Policja szuka odpalających race podczas Biało-Czerwonego Marszu. Na zdjęciach strażak i ratownik
Warszawska policja opublikowała zdjęcia osób, które 11 listopada w czasie Biało-Czerwonego Marszu naruszyły przepisy ustawy o zgromadzeniach, używając w przemieszczającym się tłumie rac. Funkcjonariusze opublikowali wizerunki osób, które używały materiałów pirotechnicznych. Wśród nich są strażak i ratownik.
"Czynności dotyczą naruszenia przepisu Kodeksu wykroczeń, który stanowi, że "kto bierze udział w zgromadzeniu, posiadając przy sobie broń, materiały wybuchowe, wyroby pirotechniczne lub inne niebezpieczne materiały, podlega karze aresztu do 14 dni, karze ograniczenia wolności albo karze grzywny" - poinformowała Komenda Stołeczna Policji.
Policja upubliczniła w poniedziałek pierwsze wizerunki osób, które mogły odpalać race. Zdjęcia osób trzymających w ręku materiały pirotechniczne zamieszczone zostały na stronie Komendy Stołecznej Policji.
Policja prosi o pomoc w identyfikacji mężczyzn ze zdjęć.

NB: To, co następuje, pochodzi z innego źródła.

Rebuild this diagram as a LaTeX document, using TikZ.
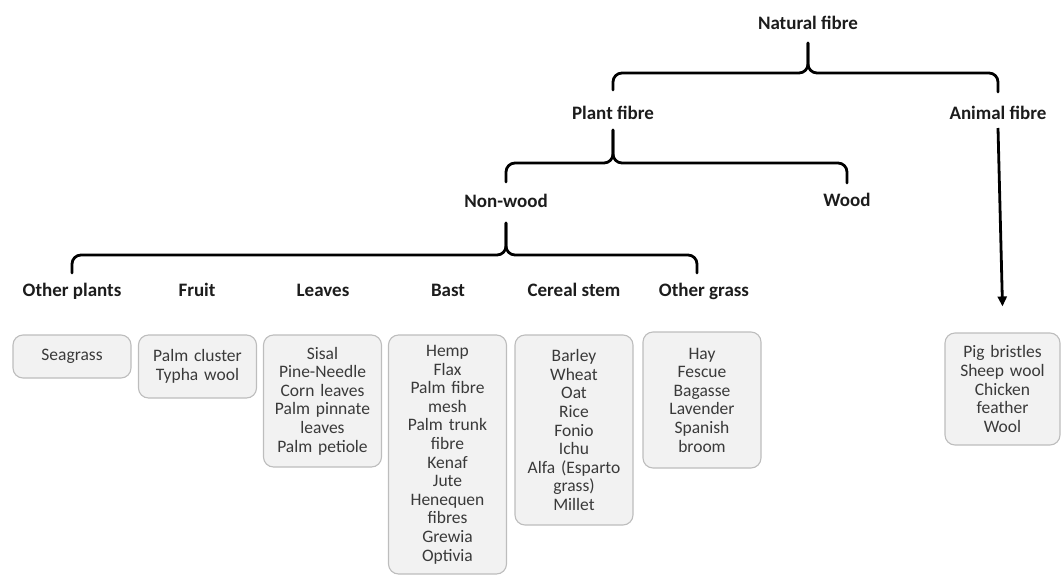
\documentclass[tikz,border=0pt]{standalone}
\usepackage{fontspec}
\setmainfont{Carlito}
\usetikzlibrary{arrows.meta}
\definecolor{boxfill}{HTML}{F2F2F2}
\definecolor{boxline}{HTML}{BDBDBD}
\definecolor{bodytext}{HTML}{3A3A3A}
\definecolor{headtext}{HTML}{1C1C1C}

\begin{document}
\begin{tikzpicture}[x=1pt,y=-1pt,
  head/.style={font=\fontsize{19}{22}\selectfont\bfseries, text=headtext, inner sep=0, anchor=base},
  listbox/.style={draw=boxline, line width=1.1pt, fill=boxfill, rounded corners=10pt,
    inner sep=0, text width=112pt, align=center, minimum width=118pt,
    font=\fontsize{17.5}{18.6}\selectfont, text=bodytext},
  bracket/.style={line width=2.8pt, rounded corners=9pt, line cap=round},
  arrowline/.style={line width=2.8pt, -{Triangle[length=10pt,width=9pt]}}
]
\useasboundingbox (0,0) rectangle (1061,576);

% ---- headings of the hierarchy ----
\node[head] (natural) at (808,29) {Natural fibre};
\node[head] (plant)   at (613,119) {Plant fibre};
\node[head] (animal)  at (998,119) {Animal fibre};
\node[head] (nonwood) at (506,207) {Non-wood};
\node[head] (wood)    at (847,206) {Wood};

\node[head] (other)  at (72,296)  {Other plants};
\node[head] (fruit)  at (197,296) {Fruit};
\node[head] (leaves) at (323,296) {Leaves};
\node[head] (bast)   at (448,296) {Bast};
\node[head] (cereal) at (574,296) {Cereal stem};
\node[head] (ograss) at (704,296) {Other grass};

% ---- lists of fibres ----
\node[listbox, minimum height=43pt]  (bother)  at (72,356.5)  {Seagrass};
\node[listbox, minimum height=63pt]  (bfruit)  at (197.5,366.5) {Palm cluster\\Typha wool};
\node[listbox, minimum height=132pt] (bleaves) at (322.5,401) {Sisal\\Pine-Needle\\Corn leaves\\Palm pinnate\\leaves\\Palm petiole};
\node[listbox, minimum height=239pt] (bbast)   at (447.5,454.5) {Hemp\\Flax\\Palm fibre\\mesh\\Palm trunk\\fibre\\Kenaf\\Jute\\Henequen\\fibres\\Grewia\\Optivia};
\node[listbox, minimum height=190pt] (bcereal) at (574,430) {Barley\\Wheat\\Oat\\Rice\\Fonio\\Ichu\\Alfa (Esparto\\grass)\\Millet};
\node[listbox, minimum height=136pt] (bograss) at (702,400) {Hay\\Fescue\\Bagasse\\Lavender\\Spanish\\broom};
\node[listbox, minimum height=112pt, minimum width=115pt] (banimal) at (1002.5,389) {Pig bristles\\Sheep wool\\Chicken\\feather\\Wool};

% ---- braces ----
\coordinate (barN) at (0,73);
\coordinate (barP) at (0,163);
\coordinate (barW) at (0,255);

\draw[bracket] ([yshift=29pt]plant.base) |- (natural.center |- barN) -- ([yshift=-14pt]natural.base);
\draw[bracket] ([yshift=27pt]animal.base) |- (natural.center |- barN) -- ([yshift=-14pt]natural.base);

\draw[bracket] ([yshift=25pt]nonwood.base) |- (plant.center |- barP) -- ([yshift=-11pt]plant.base);
\draw[bracket] ([yshift=23pt]wood.base) |- (plant.center |- barP) -- ([yshift=-11pt]plant.base);

\draw[bracket] ([yshift=23pt]other.base) |- (nonwood.center |- barW) -- ([yshift=-16pt]nonwood.base);
\draw[bracket] ([xshift=-7pt,yshift=23pt]ograss.base) |- (nonwood.center |- barW) -- ([yshift=-16pt]nonwood.base);

% ---- animal branch ----
\draw[arrowline] ([yshift=-9pt]animal.base) -- ([yshift=26pt]banimal.north);
\end{tikzpicture}
\end{document}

Jeden z zagranicznych dziennikarzy, piszący dla "Guardiana" opublikował na Twitterze zdjęcie, na którym widać strażaków i ratowników medycznych z racami. Zdjęcie opatrzył wpisem: "Nie mogę uwierzyć własnym oczom. Ratownicy medyczni i strażacy na służbie, stojący kilka metrów od prezydenta Dudy, łamią prawo, odpalając race w tłumie".
I can't believe my eyes. On-duty paramedics and firemen, standing just metres away from President Duda, breaking the law by lighting flares in a crowd. pic.twitter.com/S7UikRDtJv
— Christian Davies (@crsdavies) 11 listopada 2018
Osoby uwiecznione na zdjęciu dziennikarza również są poszukiwane przez policję.